No existe nada en éste mundo que no esté mediado por la mirada que cada uno impregna sobre ello y, por ello, lo que para algunos puede ser insignificante y sin importancia para otros puede ser un tesoro más grande que El Dorado. Esto, que sólo vale para las apreciaciones humanas, lleva hacia el conflicto de que la realidad es súbitamente diferente para cada persona en particular; nadie ve las cosas exactamente igual que otra persona, porque las infiere para sí de distinto modo. Es por eso que sería absurdo de hablar del tedio de la cotidianidad como algo absoluto, como si la cotidianidad no conociera, en ocasiones, de una particular intensidad que sólo tiene lo común. Esto, que lo conoce extrañamente bien Bill Callahan, parece ser el motor principal de su primera novela, “Cartas a Emma Bowlcut”.

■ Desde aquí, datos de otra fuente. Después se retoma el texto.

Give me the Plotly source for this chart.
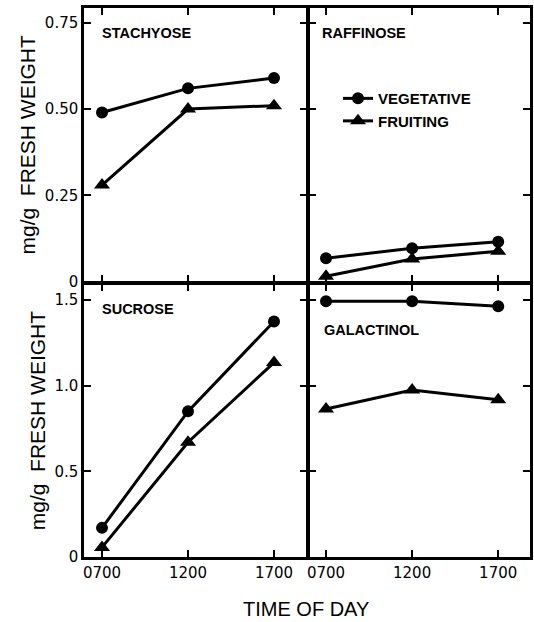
import plotly.graph_objects as go

# ---------------- data ----------------
time_hours = [7, 12, 17]
time_labels = ["0700", "1200", "1700"]

stachyose_veg = [0.49, 0.56, 0.59]
stachyose_fruit = [0.28, 0.50, 0.51]
raffinose_veg = [0.068, 0.097, 0.116]
raffinose_fruit = [0.016, 0.066, 0.088]
sucrose_veg = [0.17, 0.85, 1.375]
sucrose_fruit = [0.056, 0.67, 1.135]
galactinol_veg = [1.493, 1.493, 1.463]
galactinol_fruit = [0.864, 0.975, 0.918]

top_ticks = [0, 0.25, 0.5, 0.75]
top_ticktext = ["0", "0.25", "0.50", "0.75"]
bot_ticks = [0, 0.5, 1.0, 1.5]
bot_ticktext = ["0", "0.5", "1.0", "1.5"]

series_names = ["VEGETATIVE", "FRUITING"]
panel_names = ["STACHYOSE", "RAFFINOSE", "SUCROSE", "GALACTINOL"]

# ---------------- figure ----------------
FONT = "Liberation Sans"
TICKFONT = "DejaVu Sans"
W, H = 534, 622
ML, MR, MT, MB = 84, 4, 8, 65
PW, PH = W - ML - MR, H - MT - MB
LW = 2.5

fig = go.Figure()

panels = [
    ("x", "y", stachyose_veg, stachyose_fruit),
    ("x2", "y2", raffinose_veg, raffinose_fruit),
    ("x3", "y3", sucrose_veg, sucrose_fruit),
    ("x4", "y4", galactinol_veg, galactinol_fruit),
]
for i, (xa, ya, veg, fruit) in enumerate(panels):
    fig.add_trace(go.Scatter(
        x=time_hours, y=veg, xaxis=xa, yaxis=ya, mode="lines+markers",
        name=series_names[0], showlegend=(i == 0), legendrank=1,
        line=dict(color="black", width=3),
        marker=dict(symbol="circle", size=12, color="black"),
        cliponaxis=False))
    fig.add_trace(go.Scatter(
        x=time_hours, y=fruit, xaxis=xa, yaxis=ya, mode="lines+markers",
        name=series_names[1], showlegend=(i == 0), legendrank=2,
        line=dict(color="black", width=3),
        marker=dict(symbol="triangle-up", size=14, color="black"),
        cliponaxis=False))

# divider positions (pixels) where the shared lines should be centred
div_x, div_y = 308, 283
left_end = (div_x - LW / 2 - ML) / PW
right_start = (div_x + LW / 2 - ML) / PW
top_start = (H - MB - (div_y - LW / 2)) / PH
bot_end = (H - MB - (div_y + LW / 2)) / PH

axis_common = dict(showline=True, linecolor="black", linewidth=LW,
                   ticks="inside", ticklen=7, tickwidth=2, tickcolor="black",
                   mirror="ticks", showgrid=False, zeroline=False,
                   automargin=False,
                   tickfont=dict(family=TICKFONT, size=15, color="black"))

xr_left = [5.953, 18.904]
xr_right = [6.026, 18.846]
yr_top = [0, 0.7927]
yr_bot = [0, 1.592]

ytitle = dict(text="mg/g  FRESH WEIGHT", standoff=4,
              font=dict(family=FONT, size=21, color="black"))

fig.update_layout(
    xaxis=dict(domain=[0, left_end], anchor="y", range=xr_left,
               tickvals=time_hours, showticklabels=False, **axis_common),
    yaxis=dict(domain=[top_start, 1], anchor="x", range=yr_top,
               tickvals=top_ticks, ticktext=top_ticktext, title=ytitle,
               **axis_common),
    xaxis2=dict(domain=[right_start, 1], anchor="y2", range=xr_right,
                tickvals=time_hours, showticklabels=False, **axis_common),
    yaxis2=dict(domain=[top_start, 1], anchor="x2", range=yr_top,
                tickvals=top_ticks, showticklabels=False, **axis_common),
    xaxis3=dict(domain=[0, left_end], anchor="y3", range=xr_left,
                tickvals=time_hours, ticktext=time_labels, **axis_common),
    yaxis3=dict(domain=[0, bot_end], anchor="x3", range=yr_bot,
                tickvals=bot_ticks, ticktext=bot_ticktext, title=ytitle,
                **axis_common),
    xaxis4=dict(domain=[right_start, 1], anchor="y4", range=xr_right,
                tickvals=time_hours, ticktext=time_labels, **axis_common),
    yaxis4=dict(domain=[0, bot_end], anchor="x4", range=yr_bot,
                tickvals=bot_ticks, showticklabels=False, **axis_common),
)

# panel labels
label_pos = [("x domain", "y domain", 0.072, 0.91),
             ("x2 domain", "y2 domain", 0.05, 0.91),
             ("x3 domain", "y3 domain", 0.072, 0.91),
             ("x4 domain", "y4 domain", 0.058, 0.832)]
for name, (xr, yr, px, py) in zip(panel_names, label_pos):
    fig.add_annotation(text="<b>" + name + "</b>", xref=xr, yref=yr,
                       x=px, y=py, xanchor="left", yanchor="middle",
                       showarrow=False,
                       font=dict(family=FONT, size=14.5, color="black"))

fig.add_annotation(text="TIME OF DAY", xref="paper", yref="paper",
                   x=0.497, y=-MB / PH,
                   xanchor="center", yanchor="bottom", showarrow=False,
                   font=dict(family=FONT, size=20, color="black"))

fig.update_layout(
    width=W, height=H,
    margin=dict(l=ML, r=MR, t=MT, b=MB),
    paper_bgcolor="white", plot_bgcolor="white",
    showlegend=True,
    legend=dict(x=0.5695, y=0.865, xanchor="left", yanchor="top",
                bgcolor="rgba(0,0,0,0)", borderwidth=0,
                font=dict(family=FONT, size=15, color="black", weight="bold"),
                tracegroupgap=0, itemwidth=30),
)

fig.write_html("out.html",
               config={"displayModeBar": False},
               post_script="document.body.style.margin='0';")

Con un estilo sencillo, sin florituras ni nada especial más allá de un excepcional sentido del ritmo, Bill Callahan va hilando una tras otra 62 cartas para Emma Bowlcut, una joven que conoció en una fiesta con la que nunca se atrevió a hablar. A través de las cartas nos abre las puertas de su casa, el lenguaje, a través del cual podemos vislumbrar como es éste protagonista embarcado en una cotidianidad fantástica. Sólo, aislado del mundo y sin intención de abrirse a él, nuestro protagonista ‑físico de profesión pero fanático del boxeo- intima exclusivamente a través de la correspondencia de la que, además, jamás vemos los homónimos de su correspondiente. De éste modo su única relación real es con un efecto físico, el Vórtice ‑el cual, por otra parte, recuerda a Ausencia de “Cuando Alice se subió a la mesa” de Jonatham Lethem-, el cual parece estar confinado en una ausencia perpetua en la que, a su vez, el protagonista puede auto-perpetuarse conjuntamente sin sentir el hecho de estar haciéndolo nunca.

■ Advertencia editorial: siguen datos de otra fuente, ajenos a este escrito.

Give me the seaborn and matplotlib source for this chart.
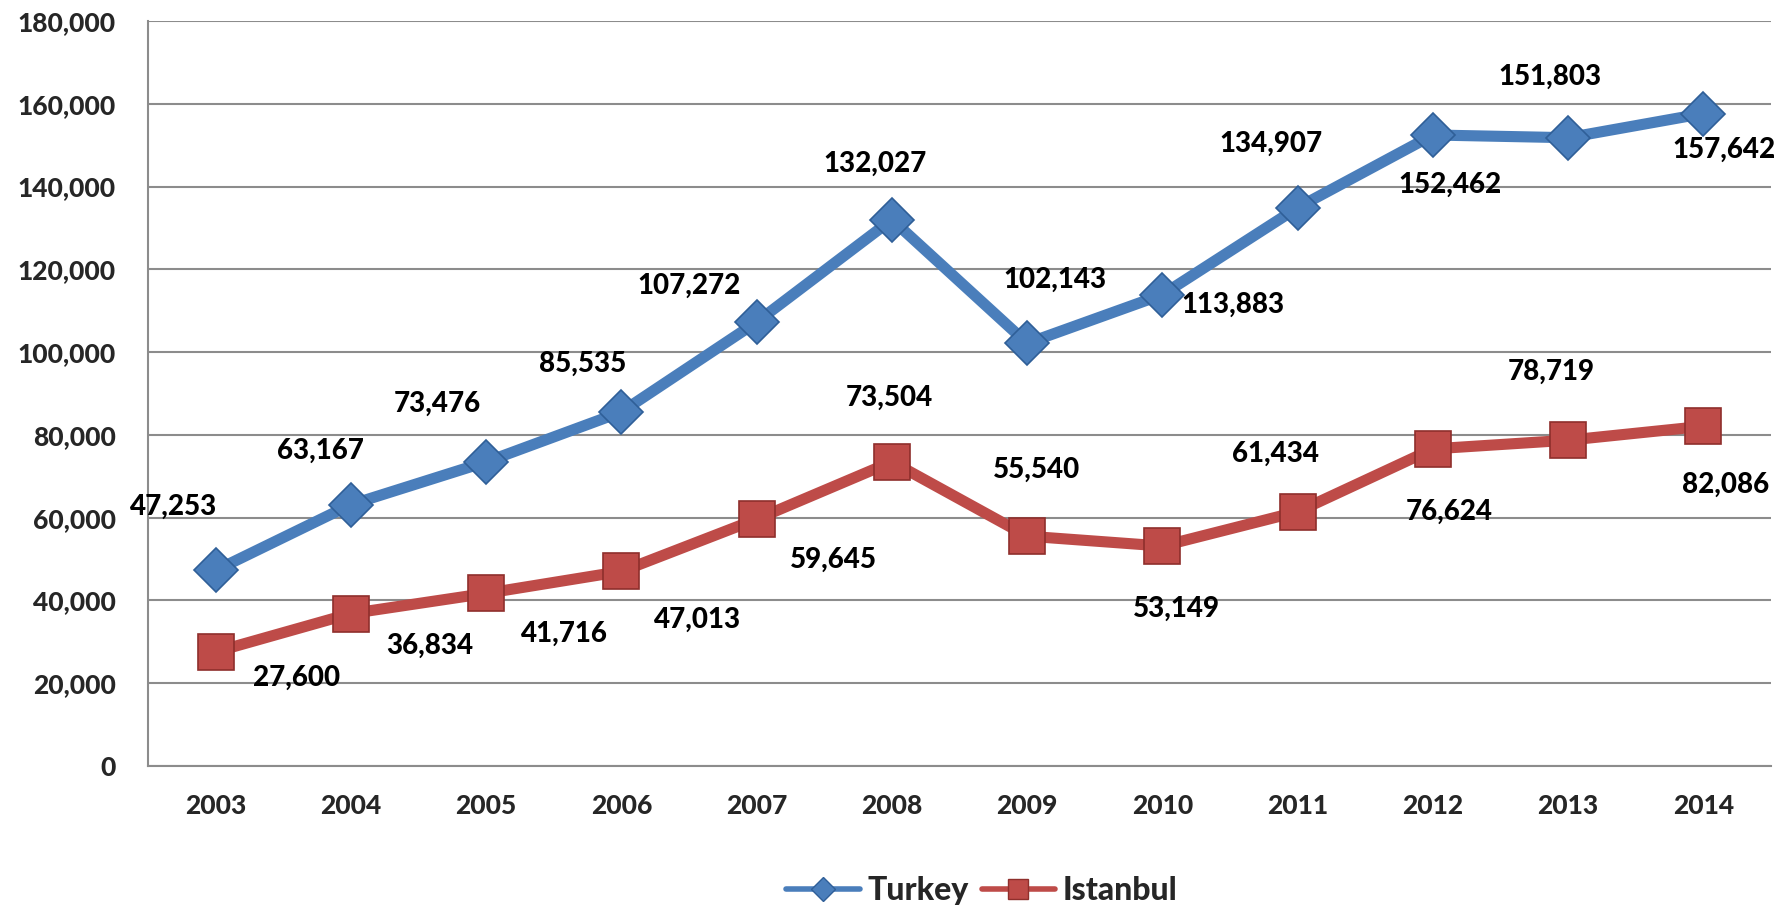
import matplotlib
matplotlib.use("Agg")
import matplotlib.pyplot as plt
from matplotlib.lines import Line2D
from matplotlib.ticker import FuncFormatter, FixedLocator
import numpy as np
import pandas as pd
import seaborn as sns

years = ["2003", "2004", "2005", "2006", "2007", "2008",
         "2009", "2010", "2011", "2012", "2013", "2014"]
turkey = [47253, 63167, 73476, 85535, 107272, 132027,
          102143, 113883, 134907, 152462, 151803, 157642]
istanbul = [27600, 36834, 41716, 47013, 59645, 73504,
            55540, 53149, 61434, 76624, 78719, 82086]
series_names = ["Turkey", "Istanbul"]

# label offsets (points) relative to each marker
turkey_offsets = [(-30, 46), (-22, 39), (-35, 42), (-28, 35), (-49, 26), (-12, 40),
                  (20, 46), (51, -7), (-19, 46), (12, -36), (-13, 44), (15, -26)]
istanbul_offsets = [(58, -19), (57, -23), (56, -29), (55, -35), (55, -29), (-2, 46),
                    (7, 48), (10, -45), (-16, 42), (12, -45), (-12, 49), (16, -42)]

colors = {"Turkey": "#4a7ebb", "Istanbul": "#be4b48"}
edges = {"Turkey": "#2f5f98", "Istanbul": "#8f2f2c"}

df = pd.DataFrame({
    "pos": list(range(len(years))) * 2,
    "value": turkey + istanbul,
    "series": [series_names[0]] * len(years) + [series_names[1]] * len(years),
})

sns.set_style("white")
plt.rcParams["font.family"] = ["Lato", "DejaVu Sans"]
WEIGHT = "black"
plt.rcParams["font.weight"] = WEIGHT

fig = plt.figure(figsize=(17.92, 9.09), dpi=100)
ax = fig.add_axes([0.0826, 0.1573, 0.9057, 0.8196])

for name, vals, mk, ms in [("Turkey", turkey, "D", 22), ("Istanbul", istanbul, "s", 26)]:
    sub = df[df["series"] == name]
    sns.lineplot(data=sub, x="pos", y="value", ax=ax, color=colors[name],
                 linewidth=8, marker=mk, markersize=ms,
                 markerfacecolor=colors[name], markeredgecolor=edges[name],
                 markeredgewidth=1.2, legend=False, zorder=3)

for vals, offs in [(turkey, turkey_offsets), (istanbul, istanbul_offsets)]:
    for i, (v, (dx, dy)) in enumerate(zip(vals, offs)):
        ax.annotate(f"{v:,}", (i, v), xytext=(dx, dy), textcoords="offset points",
                    ha="center", va="center", fontsize=20, fontweight=WEIGHT,
                    color="black", zorder=4)

ax.set_xlim(-0.5, len(years) - 0.5)
ax.set_ylim(0, 180000)
ax.set_yticks(np.arange(0, 180001, 20000))
ax.yaxis.set_major_formatter(FuncFormatter(lambda v, p: f"{int(v):,}"))
ax.set_xticks(range(len(years)))
ax.set_xticklabels(years)
ax.xaxis.set_minor_locator(FixedLocator(np.arange(-0.5, len(years), 1.0)))
ax.tick_params(axis="x", which="major", length=0, pad=20, labelsize=19)
ax.tick_params(axis="x", which="minor", length=9, width=1.5, color="#8c8c8c", direction="out")
ax.tick_params(axis="y", which="major", length=9, width=1.5, color="#8c8c8c",
               direction="out", labelsize=19, pad=14)
for lbl in ax.get_xticklabels() + ax.get_yticklabels():
    lbl.set_fontweight(WEIGHT)

ax.grid(axis="y", color="#8c8c8c", linewidth=1.5)
ax.grid(axis="x", visible=False)
ax.set_axisbelow(True)
ax.set_xlabel("")
ax.set_ylabel("")
for side in ["top", "right"]:
    ax.spines[side].set_visible(False)
for side in ["left", "bottom"]:
    ax.spines[side].set_color("#8c8c8c")
    ax.spines[side].set_linewidth(1.5)

handles = [
    Line2D([], [], color=colors["Turkey"], linewidth=4, marker="D", markersize=12,
           markerfacecolor=colors["Turkey"], markeredgecolor=edges["Turkey"]),
    Line2D([], [], color=colors["Istanbul"], linewidth=4, marker="s", markersize=14,
           markerfacecolor=colors["Istanbul"], markeredgecolor=edges["Istanbul"]),
]
leg = fig.legend(handles, series_names, loc="center", bbox_to_anchor=(0.548, 0.02),
                 ncol=2, frameon=False, handlelength=2.3, handletextpad=0.25,
                 columnspacing=0.4, prop={"size": 23, "weight": WEIGHT})

fig.savefig("out.png", dpi=100)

¿Quien es el lector entonces en toda esta historia? En primera instancia es Emma Bowlcut pues, al no tener referencia de su correspondencia, debe ser el lector quien rellene en su mente cual sería la disposición original de las cartas de ésta. Pero también es el protagonista, un hombre sólo al que jamás le contesta nadie, hablando sólo ante la singularidad física del Vórtice. O quizás no sea nada de eso y el lector se sitúe como un lector que se deja atrapar por un mundo Ausente, vacío de toda significación, donde sólo se edifica aquello que el narrador nos regala mediante sus epístolas para nuestra dimensión acomodaticia.
Sea cual sea la disposición que asuma el lector, la posición que tome con respecto del texto, Callahan siempre acaba haciendo el extraño retrato de una aventura de lo cotidiano. Puede leerse como una metáfora del boxeo o de la música, como un extraño sueño de cierta singularidad intemporal o, incluso, literalmente como una historia de obsesión o amor. En cualquiera de esos casos, sea cual sea el camino elegido, siempre habrá esa disposición de haber estado dentro del mundo; nuestra visión de la historia siempre habrá sido elegida con respecto de la lectura que sentimos como propia. Esto, aunque debería ocurrir en toda novela, es especialmente acusado en esta correspondencia novelada porque, como en un videojuego, siempre nos deja un tremendo espacio para experimentar las respuestas a lo que nos narra el protagonista. El arte auténtico es aquel que consigue que el lector sea parte central de la experiencia de la obra.